# What you have to do
Find how many lines hold the word "picture". Give only the number.

# Data
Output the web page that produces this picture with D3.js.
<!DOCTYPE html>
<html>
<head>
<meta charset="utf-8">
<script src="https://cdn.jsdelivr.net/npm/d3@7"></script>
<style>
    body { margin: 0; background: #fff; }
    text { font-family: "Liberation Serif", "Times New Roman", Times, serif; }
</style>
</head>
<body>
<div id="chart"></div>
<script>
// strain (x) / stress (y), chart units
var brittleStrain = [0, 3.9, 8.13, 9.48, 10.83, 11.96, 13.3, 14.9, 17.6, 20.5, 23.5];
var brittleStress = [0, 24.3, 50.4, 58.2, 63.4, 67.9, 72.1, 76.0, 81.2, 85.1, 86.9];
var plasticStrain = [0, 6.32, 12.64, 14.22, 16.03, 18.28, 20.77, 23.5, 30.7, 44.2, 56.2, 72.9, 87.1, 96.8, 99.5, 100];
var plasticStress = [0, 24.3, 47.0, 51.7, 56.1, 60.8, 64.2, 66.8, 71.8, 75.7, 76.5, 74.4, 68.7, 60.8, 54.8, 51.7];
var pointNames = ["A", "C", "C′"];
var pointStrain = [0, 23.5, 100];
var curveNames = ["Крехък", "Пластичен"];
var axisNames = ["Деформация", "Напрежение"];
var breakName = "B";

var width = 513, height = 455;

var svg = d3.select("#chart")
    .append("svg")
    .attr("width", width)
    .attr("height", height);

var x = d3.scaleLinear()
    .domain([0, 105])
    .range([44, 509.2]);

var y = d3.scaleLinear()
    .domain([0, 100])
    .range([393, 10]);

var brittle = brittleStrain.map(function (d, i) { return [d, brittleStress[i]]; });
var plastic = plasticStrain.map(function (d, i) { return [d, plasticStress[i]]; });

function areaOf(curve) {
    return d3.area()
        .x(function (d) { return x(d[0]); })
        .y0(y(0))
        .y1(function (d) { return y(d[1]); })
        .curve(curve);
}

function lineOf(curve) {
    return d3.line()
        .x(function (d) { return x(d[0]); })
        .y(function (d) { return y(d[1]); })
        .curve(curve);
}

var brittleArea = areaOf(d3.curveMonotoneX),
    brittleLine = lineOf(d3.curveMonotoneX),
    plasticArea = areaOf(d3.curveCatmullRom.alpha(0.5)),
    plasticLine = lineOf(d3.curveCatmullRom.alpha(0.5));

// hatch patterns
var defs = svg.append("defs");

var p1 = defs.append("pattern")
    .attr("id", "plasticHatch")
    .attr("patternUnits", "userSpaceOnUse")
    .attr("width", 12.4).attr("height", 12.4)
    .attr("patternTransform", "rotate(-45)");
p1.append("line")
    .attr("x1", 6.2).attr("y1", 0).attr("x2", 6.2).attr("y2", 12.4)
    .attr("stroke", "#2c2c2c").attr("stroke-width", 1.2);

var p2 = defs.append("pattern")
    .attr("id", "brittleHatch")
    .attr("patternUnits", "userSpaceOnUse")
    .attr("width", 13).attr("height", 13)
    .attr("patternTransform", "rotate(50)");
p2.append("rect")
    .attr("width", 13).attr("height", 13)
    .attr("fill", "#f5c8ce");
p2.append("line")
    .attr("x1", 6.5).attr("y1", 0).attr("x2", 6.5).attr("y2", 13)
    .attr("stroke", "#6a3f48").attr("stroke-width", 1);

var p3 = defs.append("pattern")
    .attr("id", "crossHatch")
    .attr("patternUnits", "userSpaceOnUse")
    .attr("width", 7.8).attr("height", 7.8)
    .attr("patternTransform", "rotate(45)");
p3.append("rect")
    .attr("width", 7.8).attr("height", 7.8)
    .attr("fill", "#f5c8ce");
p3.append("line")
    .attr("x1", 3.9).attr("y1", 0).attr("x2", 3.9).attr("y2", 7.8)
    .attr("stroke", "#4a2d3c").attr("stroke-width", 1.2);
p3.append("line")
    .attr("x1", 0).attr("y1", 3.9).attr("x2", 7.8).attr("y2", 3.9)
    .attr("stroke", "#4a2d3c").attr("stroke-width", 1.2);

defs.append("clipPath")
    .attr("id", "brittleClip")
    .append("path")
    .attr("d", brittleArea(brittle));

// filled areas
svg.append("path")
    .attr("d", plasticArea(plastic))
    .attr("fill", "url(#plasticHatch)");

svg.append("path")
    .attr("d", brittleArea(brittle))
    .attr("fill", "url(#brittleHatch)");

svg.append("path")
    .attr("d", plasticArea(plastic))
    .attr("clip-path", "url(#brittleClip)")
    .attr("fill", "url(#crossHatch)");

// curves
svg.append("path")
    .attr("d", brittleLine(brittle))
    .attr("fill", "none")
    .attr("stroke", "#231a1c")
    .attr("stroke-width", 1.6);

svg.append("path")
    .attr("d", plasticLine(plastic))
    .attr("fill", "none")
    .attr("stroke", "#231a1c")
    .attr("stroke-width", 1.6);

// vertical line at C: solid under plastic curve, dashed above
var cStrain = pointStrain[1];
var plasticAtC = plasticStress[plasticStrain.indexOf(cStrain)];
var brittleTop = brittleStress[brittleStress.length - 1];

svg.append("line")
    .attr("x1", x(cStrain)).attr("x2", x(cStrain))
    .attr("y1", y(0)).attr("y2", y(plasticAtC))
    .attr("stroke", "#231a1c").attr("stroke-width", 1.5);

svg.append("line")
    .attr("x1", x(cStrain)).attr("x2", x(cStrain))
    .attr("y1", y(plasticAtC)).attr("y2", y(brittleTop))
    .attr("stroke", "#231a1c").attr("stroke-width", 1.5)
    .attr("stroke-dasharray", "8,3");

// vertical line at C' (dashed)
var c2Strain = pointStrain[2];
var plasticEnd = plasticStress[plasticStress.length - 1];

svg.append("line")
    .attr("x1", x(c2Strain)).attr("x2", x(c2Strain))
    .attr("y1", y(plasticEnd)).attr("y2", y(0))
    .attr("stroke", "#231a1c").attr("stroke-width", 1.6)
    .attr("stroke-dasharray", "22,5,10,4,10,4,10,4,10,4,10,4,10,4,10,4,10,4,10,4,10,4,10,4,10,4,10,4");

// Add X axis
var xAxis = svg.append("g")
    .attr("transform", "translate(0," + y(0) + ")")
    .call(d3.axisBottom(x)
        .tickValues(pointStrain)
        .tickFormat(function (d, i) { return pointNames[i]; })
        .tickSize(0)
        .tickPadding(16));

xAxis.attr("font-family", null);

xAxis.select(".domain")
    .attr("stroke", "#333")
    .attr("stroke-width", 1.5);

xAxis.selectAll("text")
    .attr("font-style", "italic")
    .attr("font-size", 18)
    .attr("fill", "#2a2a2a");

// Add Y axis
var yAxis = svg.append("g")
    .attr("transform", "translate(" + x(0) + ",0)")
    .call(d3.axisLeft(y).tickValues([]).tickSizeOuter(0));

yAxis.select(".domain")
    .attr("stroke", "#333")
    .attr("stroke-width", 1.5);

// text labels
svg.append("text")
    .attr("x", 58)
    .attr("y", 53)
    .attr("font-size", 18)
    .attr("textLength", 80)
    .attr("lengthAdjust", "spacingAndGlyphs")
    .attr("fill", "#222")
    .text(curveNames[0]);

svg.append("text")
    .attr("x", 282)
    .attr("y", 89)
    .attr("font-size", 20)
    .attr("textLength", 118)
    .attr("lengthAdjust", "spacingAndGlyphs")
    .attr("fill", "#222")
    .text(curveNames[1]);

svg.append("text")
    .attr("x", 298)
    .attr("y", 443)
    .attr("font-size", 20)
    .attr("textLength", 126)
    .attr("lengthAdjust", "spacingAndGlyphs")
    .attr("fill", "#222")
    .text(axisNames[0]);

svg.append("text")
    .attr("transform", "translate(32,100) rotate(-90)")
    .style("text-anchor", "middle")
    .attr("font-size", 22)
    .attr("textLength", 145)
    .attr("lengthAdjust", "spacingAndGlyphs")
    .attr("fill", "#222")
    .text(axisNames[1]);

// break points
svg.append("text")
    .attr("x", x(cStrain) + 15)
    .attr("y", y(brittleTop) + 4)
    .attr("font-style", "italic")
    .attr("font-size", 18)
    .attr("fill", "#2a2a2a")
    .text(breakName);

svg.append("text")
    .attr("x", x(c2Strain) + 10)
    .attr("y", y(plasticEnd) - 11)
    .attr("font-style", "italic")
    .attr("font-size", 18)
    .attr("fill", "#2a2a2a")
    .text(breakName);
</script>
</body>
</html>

# Written solution
1